In my opinion is safe to 0 substitute all missing variables in this data set.
As we showing above, there could be some data missing at random, however vast majority is due to the processes like data gathering, data entering, choice for customer that results in missing information.

In [None]:
df = df.fillna(0)

### <a id='1.3'>1.3. Churn breakdown</a>

## Let's take a look at churn and how it's reflected in some of the features

In [None]:
#get a list of categoricals
categoricals = list()
for x in df.columns:
    if df[x].dtype == 'object':
        categoricals.append(x)

In [None]:
df[categoricals].nunique()

### Most of categoricals are binary so let's see how the churn is reflected in some other variables

In [None]:
def plot_val_counts(df, col=''):
    plt.figure(figsize=(5,5))
    plt.grid(True)
    plt.bar(df[col][df.Churn=='Yes'].value_counts().index, 
            df[col][df.Churn=='Yes'].value_counts().values)
    plt.title(f'{col}')
    plt.xticks(rotation=-90)

In [None]:
plot_val_counts(df, col='HandsetPrice')

In [None]:
plot_val_counts(df, col='CreditRating')

In [None]:
plot_val_counts(df, col='Occupation')

In [None]:
plot_val_counts(df, col='PrizmCode')

### <a id='1.4'>1.4. Data distributions</a>
### Data distributions

In [None]:
def plot_distro(df, col = '', y_limit=None, x_limit_r=None, x_limit_l = None):
    plt.figure(figsize=(10,10))
    plt.grid(True)
    sns.distplot(df[col][df.Churn == 'Yes'])
    sns.distplot(df[col][df.Churn == 'No'])
    plt.legend(['churn_flag_yes', 'churn_flag_no'])
    if y_limit:
        plt.ylim(top=y_limit)
    if x_limit_r:
        plt.xlim(right=x_limit_r)
    if x_limit_l:
        plt.xlim(left=x_limit_l)

In [None]:
plot_distro(df, col='PercChangeMinutes', x_limit_r=1200, x_limit_l=-1200)

In [None]:
plot_distro(df, col='TotalRecurringCharge', x_limit_r=180)

In [None]:
plot_distro(df, col='DirectorAssistedCalls', y_limit=.3, x_limit_r=10)

In [None]:
plot_distro(df, col='MonthlyRevenue', x_limit_r=200)

In [None]:
plt.figure(figsize=(10,10))
plt.grid(True)
sns.boxplot(x=df.Occupation[df.Churn == 'Yes'], y=df.MonthlyRevenue[df.Churn == 'Yes'])
#sns.boxplot(x=df.Occupation[df.Churn == 'No'], y=df.MonthlyRevenue[df.Churn == 'No'])
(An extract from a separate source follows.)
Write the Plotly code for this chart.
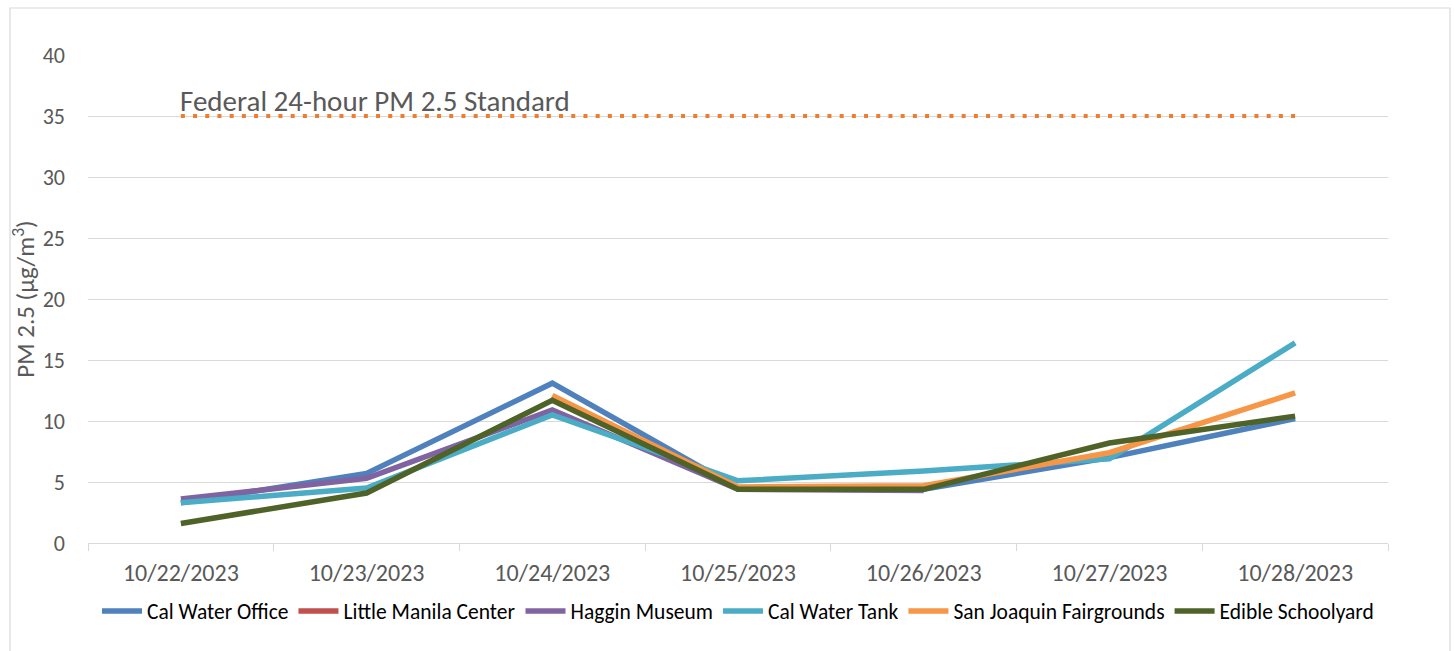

### Not much of a difference visible from this perspective, let's zoom in

In [None]:
plt.figure(figsize=(10,10))
plt.grid(True)
sns.boxplot(x=df.Occupation, y=df.MonthlyRevenue, hue=df.Churn)
plt.ylim(top=100)

In [None]:
plt.figure(figsize=(10,10))
plt.grid(True)
sns.boxplot(x=df.ChildrenInHH, y=df.MonthlyRevenue, hue=df.Churn)
#sns.boxplot(x=df.ChildrenInHH[df.Churn == 'No'], y=df.MonthlyRevenue[df.Churn == 'No'])
plt.ylim(top=150)

### Let's note that differences are just subtle, there are no obvious relationships between Occupation and churn

### Customer tenure and churn

In [None]:
df.MonthsInService.describe()

In [None]:
tenure_churn = df.MonthsInService[df.Churn == 'Yes'].value_counts()
tenure_no_churn = df.MonthsInService[df.Churn == 'No'].value_counts()

In [None]:
tenure = pd.merge(tenure_churn.reset_index(), tenure_no_churn.reset_index(), on='index')

In [None]:
tenure = tenure.sort_values(by='index')

In [None]:
tenure = tenure.reset_index().drop(columns='level_0')

In [None]:
tenure.columns

In [None]:
plt.figure(figsize=(10,10))
plt.grid(True)
sns.pointplot(x=tenure.index, y=tenure.MonthsInService_x, color='red')
sns.pointplot(x=tenure.index, y=tenure.MonthsInService_y, color='green')
plt.xticks(rotation=90)
plt.title('When the churn picks')

### <a id='2.1'>2.1. Feature preparation</a>

### Let's look at type of features and how we could categorize them

In [None]:
def get_lists_of_dtypes(df):
    """
    Helper function to create list of features by type and by number of unique
    values they consist of.
    """
    strings = list()
    integers = list()
    floats = list()
    # Checking for partial string match to append accordingly value type
    # As here we might have different type of ints and floats
    # Note that strings we're returning as dictionary, to have number of unique vals for each feature
    for x in df.columns[2:]:
        if str(df[x].dtype)[:3] in 'obj':
            strings.append({x:len(df[x].unique())})
        elif str(df[x].dtype)[:3] in 'int':
            integers.append(x)
        elif str(df[x].dtype)[:3] in 'flo':
            floats.append(x)
        else:
            continue
    return strings,integers, floats

In [None]:
s, i, f = get_lists_of_dtypes(df)

## Let's investigate strings and number of unique values
### Below we can see that features with 2 unique values are already encoded
### as binary type [0,1] - so we can leave them as they are
### remaining features we will one hot encode including ServiceArea despite having 748 unique values
### as this feature might have an impact on model, due to larger population density
### therefore, might have higher/lower churn propensity

In [None]:
s

### <a id='2.1'>2.1. Feature engineering</a>

In [None]:
def prep_categorical_features(s):
    """
    helper function to return features that we want to one hot encode
    """
    one_hot = list()
    binary = list()
    for x in s:
        for k, v in x.items():
            if v > 2:
                one_hot.append(k)
            else:
                binary.append(k)
    return one_hot, binary

In [None]:
one_hot, binary = prep_categorical_features(s)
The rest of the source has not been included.